As for Bland, he reviewed his life in a nearly hourlong address to the judge, and he described his efforts over the years to rehabilitate himself, both behind bars and in society. Often, his voice cracked. He would pause, regain his composure and then resume reading from pages of handwritten notes on a thick, yellow legal pad.
“I am just a simple man, not as articulate as the learned counsel here,” he said, pointing to the attorneys flanking his sides.
He said he was born in Los Angeles County, joined the Cub Scouts, the Order of DeMolay and the Junior Chamber of Commerce and learned to enjoy classical music and the theater, along with motorcycle and motorboat racing.
“My father passed away in 1952,” he said, “just when I needed him most.” His mother died later in a hit-and-run accident, he said, and he was escorted from prison to visit her on her deathbed, and once again to attend her funeral.
He said he was married and divorced three times and fathered one daughter. He eventually learned seven trades while in prison, including wastewater treatment and business administration, Bland said. He took pride in claiming credit for introducing macrame into one penitentiary.
He laid much of the blame for his troubles on alcohol, saying he was a “functioning drunk” for years and that most of his crimes were alcohol-related. In 1982, he said, he finally swore off the bottle.
‘A Lot of Guilt’
“I still feel a lot of guilt for what I have done in my past life,” he said. “But I ask, When does a person stop paying for his past crimes?”

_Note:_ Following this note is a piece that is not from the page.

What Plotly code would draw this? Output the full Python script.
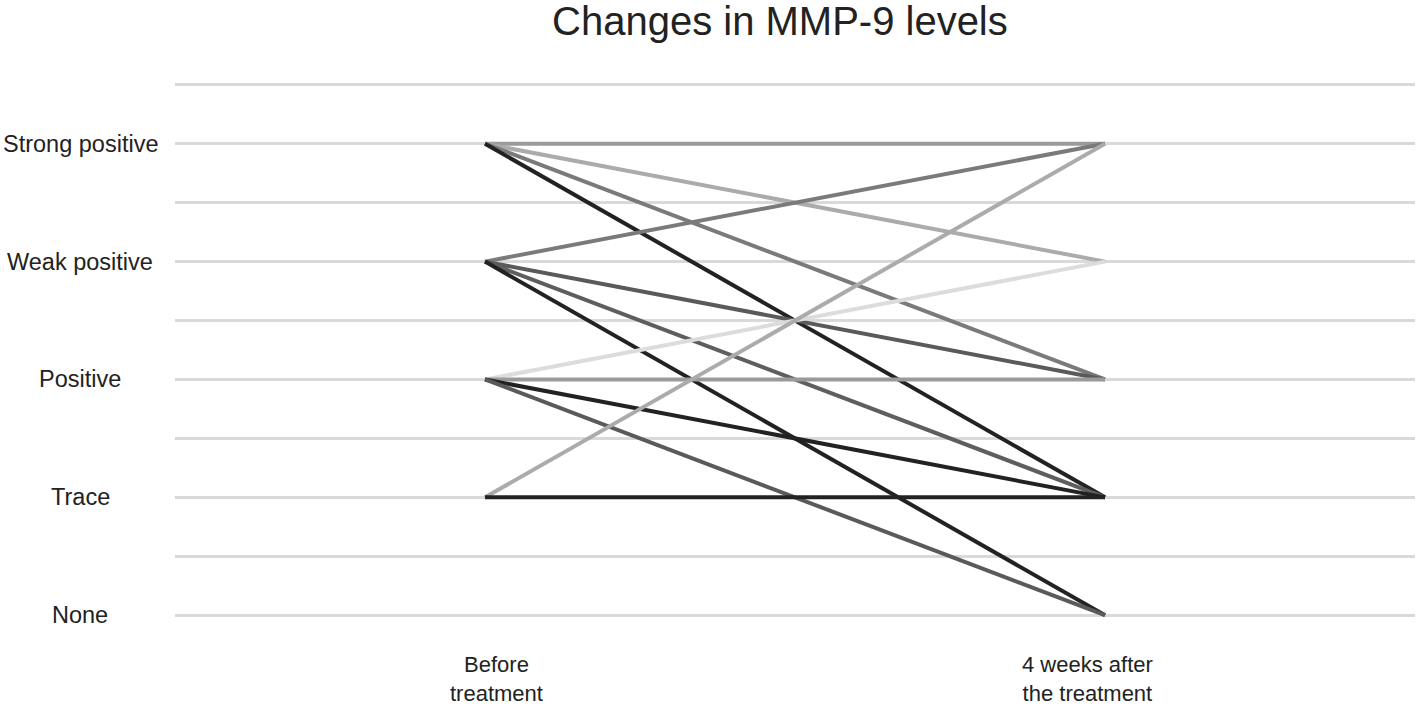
import plotly.graph_objects as go

# Ordinal levels (0 = None ... 4 = Strong positive)
level_labels = ["None", "Trace", "Positive", "Weak positive", "Strong positive"]
time_labels = ["Before<br>treatment", "4 weeks after<br>the treatment"]
time_keys = ["before", "after"]

# Each patient's level before and 4 weeks after treatment
before = [4, 4, 4, 4, 3, 3, 3, 3, 2, 2, 2, 2, 1, 1]
after = [4, 3, 2, 1, 4, 2, 1, 0, 3, 2, 1, 0, 4, 1]
line_colors = ["#9a9a9a", "#ababab", "#7a7a7a", "#222222",
               "#7a7a7a", "#5a5a5a", "#5e5e5e", "#222222",
               "#dcdcdc", "#9a9a9a", "#222222", "#5a5a5a",
               "#ababab", "#222222"]

fig = go.Figure()
for b, a, c in zip(before, after, line_colors):
    fig.add_trace(go.Scatter(x=time_keys, y=[b, a], mode="lines",
                             line=dict(color=c, width=4),
                             showlegend=False, hoverinfo="skip"))

font_family = "Liberation Sans, Arial, sans-serif"
annotations = []
for i, lab in enumerate(level_labels):
    annotations.append(dict(text=lab, x=-0.0766, xref="paper", y=i, yref="y",
                            xanchor="center", yanchor="middle", showarrow=False,
                            font=dict(size=23.5, color="#222222", family=font_family)))
shifts = [11, -18]
for k, lab, s in zip(time_keys, time_labels, shifts):
    annotations.append(dict(text=lab, x=k, xref="x", y=0.0, yref="paper",
                            yshift=-24, xshift=s, xanchor="center", yanchor="top",
                            showarrow=False, borderpad=0,
                            font=dict(size=22, color="#222222", family=font_family)))

fig.update_layout(
    width=1418, height=707,
    margin=dict(l=175, r=3, t=73, b=80),
    paper_bgcolor="white", plot_bgcolor="white",
    title=dict(text="Changes in MMP-9 levels", x=0.55, xanchor="center",
               y=0.99, yanchor="top",
               font=dict(size=40, color="#222222", family=font_family)),
    xaxis=dict(type="category", categoryorder="array", categoryarray=time_keys,
               range=[-0.5, 1.5], showgrid=False, zeroline=False,
               showticklabels=False, showline=False),
    yaxis=dict(range=[-0.1, 4.6], tick0=0, dtick=0.5, showgrid=True,
               gridcolor="#d9d9d9", gridwidth=3, zeroline=False,
               showticklabels=False, showline=False),
    annotations=annotations,
)
fig.write_html("out.html", config={"displayModeBar": False},
               post_script="document.body.style.margin='0px';document.body.style.overflow='hidden';")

The judge pointed out that Bland’s last arrest came while he was in possession of a stolen handgun, at a time when he had taken an assumed name and written an ex-cellmate, saying: “I have a number of two-man operations lined up.”
“Your record clearly and unequivocally establishes that, outside of prison, you are a vicious, incorrigible predator,” Irving said.
The judge sized up the defendant before him, and then told Bland that it was his very grandfather-like appearance that enabled him to lure children and women into his grasp, there to be sexually molested and tortured.
The judge said: “You are particularly dangerous because you are a wolf in sheep’s clothing.”